The formula explained

The equation is $$\text{Speedup} = \dfrac{1}{(1 - p) + \dfrac{p}{s}}$$ where \(p\) is the parallel fraction (between 0 and 1) and \(s\) is the speedup applied to that fraction. The term \((1 - p)\) is the serial part that cannot be accelerated. As \(s\) approaches infinity, the speedup converges to \(\dfrac{1}{1 - p}\), the hard ceiling imposed by the serial portion.

Speedup curves flattening as processor count increases for different parallel fractions
Speedup plateaus as processors increase — the serial fraction caps the maximum gain.

Worked example

Suppose 90% of a program is parallelizable (\(p = 0.9\)) and you run it on 8 processors (\(s = 8\)). Then the denominator is $$(1 - 0.9) + \frac{0.9}{8} = 0.1 + 0.1125 = 0.2125,$$ giving a speedup of \(\dfrac{1}{0.2125} \approx 4.71\times\). Even with infinite processors the maximum speedup is only \(\dfrac{1}{0.1} = 10\times\), illustrating how the 10% serial portion caps performance.

Interpreting Your Result

The speedup value tells you how many times faster the program runs with \(s\) processors compared to running on a single processor. A speedup of 4× means the parallelized workload finishes in one-quarter of the original time. Because Amdahl's Law assumes a fixed problem size, the speedup is bounded by the serial fraction \(1-p\) that cannot be sped up.

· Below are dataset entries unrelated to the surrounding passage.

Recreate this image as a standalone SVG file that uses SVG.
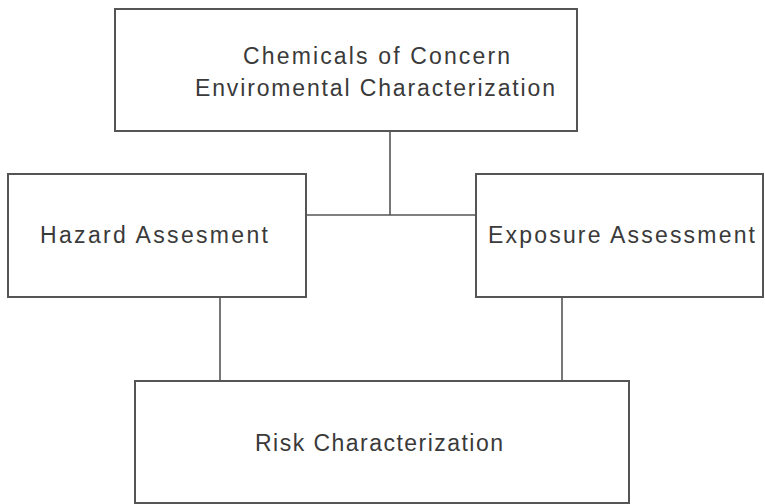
<svg xmlns="http://www.w3.org/2000/svg" width="765" height="504" viewBox="0 0 765 504">
<style>
.box{fill:#fff;stroke:#555;stroke-width:2}
.conn{stroke:#555;stroke-width:1.6;fill:none}
.t{font-family:"Liberation Sans",Arial,sans-serif;font-size:23px;fill:#3a3a3a}
</style>
<rect width="765" height="504" fill="#fff"/>
<g id="connectors">
<line class="conn" x1="390" y1="131" x2="390" y2="215"/>
<line class="conn" x1="306" y1="215" x2="476" y2="215"/>
<line class="conn" x1="220" y1="297" x2="220" y2="381"/>
<line class="conn" x1="562" y1="297" x2="562" y2="381"/>
</g>
<g id="chemicals">
<rect class="box" x="115" y="9" width="462" height="122"/>
<text class="t" x="243" y="64" textLength="267" lengthAdjust="spacing">Chemicals of Concern</text>
<text class="t" x="195" y="96" textLength="360" lengthAdjust="spacing">Enviromental Characterization</text>
</g>
<g id="hazard">
<rect class="box" x="8" y="174" width="298" height="123"/>
<text class="t" x="40" y="243" textLength="228" lengthAdjust="spacing">Hazard Assesment</text>
</g>
<g id="exposure">
<rect class="box" x="476" y="174" width="287" height="123"/>
<text class="t" x="488" y="243" textLength="267" lengthAdjust="spacing">Exposure Assessment</text>
</g>
<g id="risk">
<rect class="box" x="135" y="381" width="494" height="122"/>
<text class="t" x="255" y="451" textLength="248" lengthAdjust="spacing">Risk Characterization</text>
</g>
</svg>
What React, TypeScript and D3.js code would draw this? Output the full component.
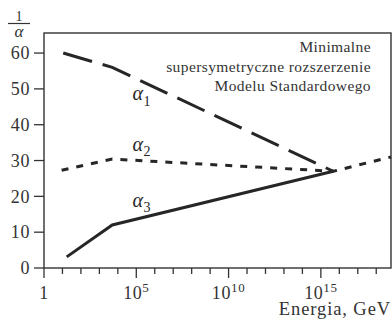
import React from "react";
import * as d3 from "d3";

// Energy in GeV, values of 1/alpha
const alpha1Energy = [11, 5.0e3, 4.7e15];
const alpha1Values = [60, 56, 27];
const alpha2Energy = [9, 5.0e3, 4.7e15, 6.3e18];
const alpha2Values = [27.3, 30.4, 27, 31];
const alpha3Energy = [17, 5.0e3, 4.7e15];
const alpha3Values = [3.1, 12, 27];

const yTicks = [0, 10, 20, 30, 40, 50, 60];
const xMajorExp = [0, 5, 10, 15];
const xMinorExp = d3.range(1, 19).filter((e) => e % 5 !== 0);

const insetLines = ["Minimalne", "supersymetryczne rozszerzenie", "Modelu Standardowego"];
const xTitle = "Energia, GeV";

const W = 392;
const H = 322;
const L = 44, R = 391, T = 33, B = 268;
const FONT = "Liberation Serif, DejaVu Serif, Times New Roman, serif";
const INK = "#262626";

export default function App() {
  const x = d3.scaleLog().domain([1, Math.pow(10, 18.8)]).range([L, R]);
  const y = d3.scaleLinear().domain([0, 65.6]).range([B, T]);
  const line = d3
    .line<[number, number]>()
    .x((d) => x(d[0]))
    .y((d) => y(d[1]));
  const zip = (a: number[], b: number[]) => a.map((v, i) => [v, b[i]] as [number, number]);

  const alphaLabel = (sub: string, lx: number, ly: number) => (
    <text x={lx} y={ly} style={{ fontFamily: FONT }} fill={INK}>
      <tspan fontStyle="italic" fontSize={20}>α</tspan>
      <tspan fontSize={14} dy={5.5} dx={0.5}>{sub}</tspan>
    </text>
  );

  const txt = { fontFamily: FONT } as React.CSSProperties;

  return (
    <svg
      width={W}
      height={H}
      style={{ position: "absolute", left: 0, top: 0, background: "#fff" }}
    >
      {/* cropped title remnant at the top */}
      <text x={R} y={-4} textAnchor="end" style={txt} fontSize={18.5} letterSpacing={0.9} fill={INK}>
        {xTitle}
      </text>

      {/* frame */}
      <rect x={L} y={T} width={R - L} height={B - T} fill="none" stroke="#333" strokeWidth={1.4} />

      {/* y ticks */}
      {yTicks.map((t) => (
        <g key={"y" + t}>
          <line x1={L - 10} x2={L} y1={y(t)} y2={y(t)} stroke="#333" strokeWidth={1.3} />
          <text
            x={L - 14}
            y={y(t)}
            dy="0.35em"
            textAnchor="end"
            style={txt}
            fontSize={18}
            letterSpacing={0.6}
            fill="#333"
          >
            {t}
          </text>
        </g>
      ))}

      {/* x ticks */}
      {xMinorExp.map((e) => (
        <line key={"m" + e} x1={x(Math.pow(10, e))} x2={x(Math.pow(10, e))} y1={B} y2={B + 6} stroke="#333" strokeWidth={1.3} />
      ))}
      {xMajorExp.map((e) => (
        <g key={"M" + e}>
          <line x1={x(Math.pow(10, e))} x2={x(Math.pow(10, e))} y1={B} y2={B + 10} stroke="#333" strokeWidth={1.3} />
          <text x={x(Math.pow(10, e))} y={299} textAnchor="middle" style={txt} fontSize={18} letterSpacing={0.6} fill="#333">
            {e === 0 ? (
              "1"
            ) : (
              <>
                <tspan>10</tspan>
                <tspan fontSize={13} dy={-7}>{e}</tspan>
              </>
            )}
          </text>
        </g>
      ))}

      {/* x title */}
      <text x={R} y={315} textAnchor="end" style={txt} fontSize={18.5} letterSpacing={0.9} fill="#333">
        {xTitle}
      </text>

      {/* y title 1/alpha */}
      <text x={19} y={20.5} textAnchor="middle" style={txt} fontSize={14} fill="#333">1</text>
      <line x1={8} x2={30} y1={23.5} y2={23.5} stroke="#333" strokeWidth={1.2} />
      <text x={19} y={36.5} textAnchor="middle" style={txt} fontStyle="italic" fontSize={17} fill="#333">α</text>

      {/* inset text */}
      {insetLines.map((s, i) => (
        <text
          key={s}
          x={371}
          y={52 + i * 19.7}
          textAnchor="end"
          style={txt}
          fontSize={15.5}
          letterSpacing={0.4}
          fill="#333"
        >
          {s}
        </text>
      ))}

      {/* series */}
      <path d={line(zip(alpha1Energy, alpha1Values)) || ""} fill="none" stroke={INK} strokeWidth={3} strokeDasharray="30,11" />
      <path d={line(zip(alpha2Energy, alpha2Values)) || ""} fill="none" stroke={INK} strokeWidth={3} strokeDasharray="7,8" />
      <path d={line(zip(alpha3Energy, alpha3Values)) || ""} fill="none" stroke={INK} strokeWidth={3} />

      {alphaLabel("1", 132.5, 100)}
      {alphaLabel("2", 132.5, 150.5)}
      {alphaLabel("3", 132.5, 206.5)}
    </svg>
  );
}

The infinite-processor ceiling, \(1/(1-p)\), is the maximum speedup achievable with unlimited hardware. For example, if 95% of the work is parallel, the ceiling is \(1/(1-0.95) = 20\times\); even a million cores cannot beat 20×. This is the single most important number for planning: it sets the upper limit on any investment in additional processors.

Parallel efficiency measures how well processors are utilized and is defined as the speedup divided by the number of processors, \(\text{efficiency} = \text{Speedup}/s\). An efficiency of 1.0 (100%) is perfect linear scaling; in practice it falls as you add cores. For instance, 90% parallel code on 8 cores gives a speedup of 4.71×, so efficiency is \(4.71/8 \approx 59\%\) — each added core does progressively less useful work.

Adding processors stops being worthwhile when the marginal speedup per additional core becomes small relative to its cost and when efficiency drops below an acceptable threshold (often 50–70% in practice). Once the speedup approaches its ceiling, further hardware yields almost nothing. To raise the ceiling itself you must reduce the serial fraction — by parallelizing more of the algorithm or reducing synchronization and I/O — rather than buying more cores. Note also that Amdahl's Law ignores communication and coordination overhead, so real-world speedups are typically lower than these theoretical maxima.

FAQ

Why doesn't doubling processors double the speed? Because the serial portion runs at the same speed regardless of processor count, so its time becomes the dominant bottleneck.

What is parallel efficiency? It is the speedup divided by the number of processors, expressed as a percentage — a measure of how well you are using the added resources.

How does it differ from Gustafson's Law? Gustafson's Law assumes the problem size scales with the number of processors, often giving a more optimistic outlook than Amdahl's fixed-workload model.